If you are using static thresholds, they can’t reliably indicate any issues with user experience. Alerts should be set up to detect failures that impact user experience. Traditional monitoring falls short in trying to do this as it usually has predefined dashboards looking for something that has happened before. This brings us back to the challenges with the traditional metrics-based monitoring; we rely on static thresholds to define optimal system conditions, which has nothing to do with user experience. However, modern systems change shape dynamically under different workloads. Static thresholds for monitoring can’t reflect impacts on user experience. They lack context and are too coarse.
How to Approach Reliability
New Tools and Technologies
We have new tools such as distributed tracing.
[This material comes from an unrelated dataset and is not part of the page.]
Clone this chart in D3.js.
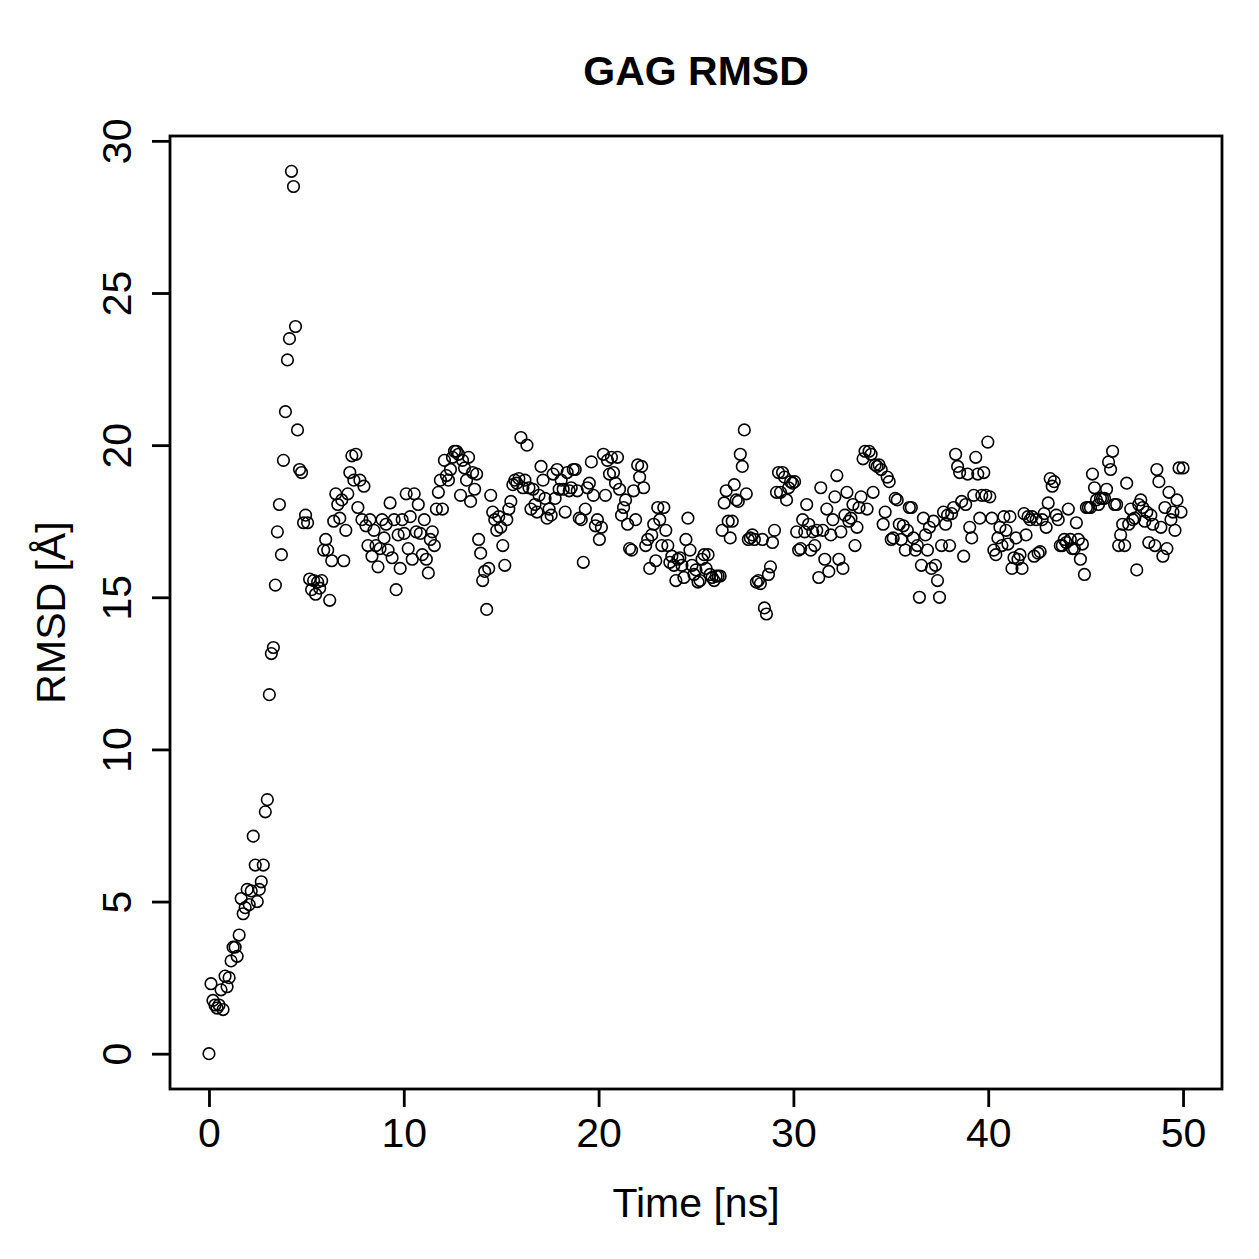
<!DOCTYPE html>
<html>
<head>
<meta charset="utf-8">
<script src="https://cdn.jsdelivr.net/npm/d3@7"></script>
<style>
  body { margin: 0; background: #fff; }
  svg text { font-family: "Liberation Sans", Arial, Helvetica, sans-serif; fill: #000; }
</style>
</head>
<body>
<div id="chart-container"></div>
<script>
// RMSD values, one every frame (ns 0 -> 50)
var rmsdRise = [0, 2.3, 1.75, 1.6, 1.5, 1.6, 2.1, 1.45, 2.55, 2.2, 2.5, 3.05, 3.5, 3.5, 3.2, 3.9, 5.1, 4.6, 4.8,
  5.4, 4.9, 5.35, 7.15, 6.2, 5.0, 5.4, 5.65, 6.2, 7.95, 8.35, 11.8, 13.15, 13.35, 15.4, 17.15, 18.05, 16.4, 19.5,
  21.1, 22.8, 23.5, 29.0, 28.5, 23.9, 20.5, 19.2, 19.1, 17.45, 17.7, 17.45];

var rmsdFirstHalf = [15.6, 15.25, 15.55, 15.1, 15.5, 15.3, 15.55, 16.55, 16.9, 16.55, 14.9, 16.2, 17.5, 18.4, 18.05, 17.6,
  18.2, 16.2, 17.2, 18.4, 19.1, 19.65, 18.85, 19.7, 17.95, 18.85, 17.55, 18.65, 17.35, 16.7, 17.55, 16.35, 17.2, 16.7,
  16.0, 16.6, 17.55, 16.95, 17.4, 16.55, 18.1, 16.3, 17.55, 15.25, 17.05, 15.95, 17.55, 17.1, 18.4, 16.6, 17.65, 16.25,
  18.4, 17.15, 18.05, 17.1, 16.4, 17.55, 16.25, 15.8, 16.9, 17.15, 16.7, 17.9, 18.45, 18.85, 17.9, 19.5, 19.0, 18.85,
  19.2, 19.6, 19.8, 19.8, 19.7, 18.35, 19.5, 19.25, 18.85, 19.6, 18.15, 19.1, 18.55, 19.05, 16.9, 16.45, 15.55, 15.85,
  14.6, 15.95, 18.35, 17.8, 17.55, 17.2, 17.65, 17.3, 16.7, 16.05, 17.55, 17.9, 18.15, 18.7, 18.85, 18.75, 18.9, 20.25,
  18.6, 18.85, 20.0, 18.6, 17.9, 18.55, 18.05, 17.8, 18.35, 19.3, 18.85, 18.25, 17.6, 17.9, 17.7, 19.05, 18.25, 19.2,
  18.55, 18.85, 18.55, 17.8, 19.1, 18.5, 18.6, 19.2, 19.2, 18.5, 17.6, 17.55, 16.15, 17.9, 18.6, 18.75, 19.45, 18.35,
  17.35, 17.55, 16.9, 17.3, 19.7, 18.35, 19.5, 19.05, 19.6, 19.1, 18.75, 19.6, 18.55, 17.7, 17.95, 18.2, 17.4, 16.6,
  16.55, 18.5, 17.55, 19.35, 18.95, 19.3, 18.6, 16.7, 16.9, 15.95, 17.05, 17.4, 16.2, 17.95, 17.55, 16.7, 17.95, 17.2,
  16.7, 16.15, 16.35, 16.05, 15.55, 16.25, 16.3, 16.05, 15.65, 16.9, 17.6, 16.55, 16.05, 15.75, 15.9, 15.5, 15.55,
  16.25, 16.4, 15.95, 16.4, 15.75, 15.65, 15.55, 15.7, 15.7, 15.7];

var rmsdSecondHalf = [17.2, 18.1, 18.5, 17.5, 16.95, 17.5, 18.7, 18.2, 18.15, 19.7, 19.3, 20.5, 18.4, 16.9, 16.95, 17.05,
  16.9, 15.5, 15.55, 15.45, 16.9, 14.65, 14.45, 15.75, 16.0, 16.8, 17.2, 18.45, 19.1, 18.45, 19.1, 18.95, 18.2, 18.6,
  18.8, 18.75, 18.8, 17.15, 16.55, 16.6, 17.55, 17.15, 18.05, 17.4, 16.55, 17.15, 16.7, 17.2, 15.65, 18.6, 17.2, 16.25,
  17.9, 15.85, 17.05, 17.55, 18.3, 19.0, 16.25, 17.15, 15.95, 17.7, 18.45, 17.5, 17.6, 18.05, 16.7, 17.3, 17.95, 18.3,
  19.55, 19.8, 17.9, 19.8, 19.7, 18.45, 19.35, 19.3, 19.35, 19.2, 17.4, 17.8, 18.95, 18.8, 16.9, 16.95, 18.25, 18.2,
  17.4, 16.9, 17.35, 16.55, 17.2, 17.95, 17.95, 16.95, 16.55, 16.7, 15.0, 16.05, 17.6, 17.05, 16.55, 17.3, 15.95, 17.5,
  16.05, 15.55, 15.0, 16.7, 17.8, 17.4, 17.7, 16.7, 17.75, 17.95, 19.7, 19.3, 19.1, 18.15, 16.35, 18.05, 19.05, 17.3,
  16.95, 18.35, 19.6, 19.05, 17.6, 18.35, 19.1, 18.35, 20.1, 18.3, 17.6, 16.55, 16.4, 16.95, 17.3, 16.7, 17.65, 17.2,
  16.75, 17.65, 15.95, 16.3, 16.95, 16.25, 16.4, 15.95, 17.75, 17.05, 17.65, 17.55, 17.65, 16.35, 17.55, 16.45, 16.5,
  17.55, 17.75, 17.3, 18.1, 18.9, 18.65, 18.8, 17.7, 17.55, 16.7, 16.7, 16.9, 16.8, 17.9, 16.9, 16.6, 16.6, 17.45,
  16.9, 16.25, 16.75, 15.75, 17.95, 17.95, 17.95, 19.05, 18.6, 18.2, 18.05, 18.25, 18.25, 18.25, 18.55, 19.45, 19.2,
  19.8, 18.05, 18.05, 16.7, 17.05, 17.4, 16.7, 18.75, 17.4, 17.9, 17.55, 17.6, 15.9, 18.05, 18.2, 17.95, 17.5, 17.8,
  16.8, 17.7, 17.4, 16.7, 19.2, 18.8, 17.3, 16.35, 17.95, 16.6, 18.45, 17.55, 17.8, 17.2, 18.2, 19.25, 17.8, 19.25];

var timeStart = 0, timeEnd = 50;
var xTicks = [0, 10, 20, 30, 40, 50];
var yTicks = [0, 5, 10, 15, 20, 25, 30];
var chartTitle = "GAG RMSD";
var xLabel = "Time [ns]";
var yLabel = "RMSD [\u00C5]";

var W = 1259, H = 1259;
var box = {left: 170, right: 1222, top: 136, bottom: 1089};

var rmsd = rmsdRise.concat(rmsdFirstHalf, rmsdSecondHalf);
var n = rmsd.length;
var data = rmsd.map(function(v, i) {
    return {t: timeStart + i * (timeEnd - timeStart) / (n - 1), r: v};
});

var svg = d3.select("#chart-container")
    .append("svg")
    .attr("width", W)
    .attr("height", H);

// R style 4% padding
var xExt = d3.extent(data, function(d) { return d.t; });
var yExt = d3.extent(data, function(d) { return d.r; });
var xPad = (xExt[1] - xExt[0]) * 0.04, yPad = (yExt[1] - yExt[0]) * 0.04;

var x = d3.scaleLinear()
    .domain([xExt[0] - xPad, xExt[1] + xPad])
    .range([box.left, box.right]);

var y = d3.scaleLinear()
    .domain([yExt[0] - yPad, yExt[1] + yPad])
    .range([box.bottom, box.top]);

var fontPx = 41;

// x axis
var xAxis = svg.append("g")
    .attr("class", "x-axis")
    .attr("transform", "translate(0," + box.bottom + ")")
    .call(d3.axisBottom(x).tickValues(xTicks).tickSize(18).tickSizeOuter(0).tickPadding(11));
xAxis.select(".domain").remove();
xAxis.selectAll("line").attr("stroke", "#000").attr("stroke-width", 2.8);
xAxis.selectAll("text").attr("font-size", fontPx).attr("fill", "#000");

// y axis, labels parallel to the axis like R
var yAxis = svg.append("g")
    .attr("class", "y-axis")
    .attr("transform", "translate(" + box.left + ",0)")
    .call(d3.axisLeft(y).tickValues(yTicks).tickSize(18).tickSizeOuter(0));
yAxis.select(".domain").remove();
yAxis.selectAll("line").attr("stroke", "#000").attr("stroke-width", 2.8);
yAxis.selectAll("text")
    .attr("font-size", fontPx)
    .attr("fill", "#000")
    .attr("x", null).attr("dy", null)
    .attr("text-anchor", "middle")
    .attr("transform", "translate(-39,0) rotate(-90)");

// box
svg.append("rect")
    .attr("x", box.left)
    .attr("y", box.top)
    .attr("width", box.right - box.left)
    .attr("height", box.bottom - box.top)
    .attr("fill", "none")
    .attr("stroke", "#000")
    .attr("stroke-width", 2.8);

// points
svg.append("g")
    .selectAll("circle")
    .data(data)
    .enter()
    .append("circle")
    .attr("cx", function(d) { return x(d.t); })
    .attr("cy", function(d) { return y(d.r); })
    .attr("r", 5.8)
    .attr("fill", "none")
    .attr("stroke", "#000")
    .attr("stroke-width", 1.6);

// titles
svg.append("text")
    .attr("x", (box.left + box.right) / 2)
    .attr("y", 85)
    .attr("text-anchor", "middle")
    .attr("font-size", 41)
    .attr("font-weight", "bold")
    .text(chartTitle);

svg.append("text")
    .attr("x", (box.left + box.right) / 2)
    .attr("y", 1217)
    .attr("text-anchor", "middle")
    .attr("font-size", fontPx)
    .text(xLabel);

svg.append("text")
    .attr("transform", "translate(65," + ((box.top + box.bottom) / 2) + ") rotate(-90)")
    .attr("text-anchor", "middle")
    .attr("font-size", fontPx)
    .text(yLabel);
</script>
</body>
</html>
So if the system becomes slow, what is the best way to find the bottleneck? Here you can use Distributed Tracing and Open Telemetry. So the tracing helps us instrument our system, so we figure out where the time has been spent and can be used across distributed microservice architecture to troubleshoot problems. Open Telemetry provides a standardized way of instrumenting our system and providing those traces.
We have already touched on Service Level Objectives, Service Level Indicators, and Error Budget. You want to know why and how something has happened. So we don’t just want to know when something has happened and then react to an event that is not looking from the customer’s perspective. We need to understand if we are meeting Service Level Agreement (SLA) by gathering the number and frequency of the outages and any performance issues. Service Level Objectives (SLO) and Service Level Indicators (SLI) can assist you with measurements.
Service Level Objectives (SLO) and Service Level Indicators (SLI) not only assist you with measurements. They offer a tool for having better system reliability and form the base for the Reliability Stack. SLIs and SLOs help us interact with Reliability differently and offer us a path to build a reliable system. So now we have the tools and a disciple to use the tools within. Can you recall what that disciple is? the discipline is Site Reliability Engineering (SRE)
SLO-Based Approach to Reliability
If you’re too reliable all the time, you’re also missing out on some of the fundamental features that SLO-based approaches give you. The main area you will be missing out on is the freedom to do what you want, test, and innovate. If you’re too reliable, you’re missing out on opportunities to experiment, perform chaos engineering, ship features quicker than before, or even introduce structured downtime to see how your dependencies react. To learn a system, you need to break it. So if you are 100% reliable, you can’t touch your system, so you will never truly learn and understand your system. You want to give your users a good experience, but you’ll run out of resources in various ways if you try to ensure this good experience happens 100% of the time. SLOs let you pick a target that lives between those two worlds.
Balance Velocity and Stability
So you can’t just have Reliability by itself; you also need to have new features and innovation. Therefore, you need to find a balance between velocity and stability. So we need to balance Reliability with other features you have and are proposing to offer. Suppose you have access to a system with an amazing feature that doesn’t work. The users that have the choice will leave. So the framework for finding the balance between velocity and stability is Site Reliability Engineering. So how do you know what level of Reliability you need to provide to your customer? This all goes back to the business needs that reflect the customer’s expectations. So with SRE, we have a customer-centric approach.
The main source of outages is making changes even when the changes are planned. This can come in many forms, such as pushing new features, applying security patches, deploying new hardware, and scaling up to meet customer demand will greatly impact if you strive for a 100% reliability target. If nothing changes to the physical/logical infrastructure or other components, we will not have bugs. We can freeze our current user base and never have to scale the system. In reality, this will not happen. There will always be changes. So it would be best if you found a balance.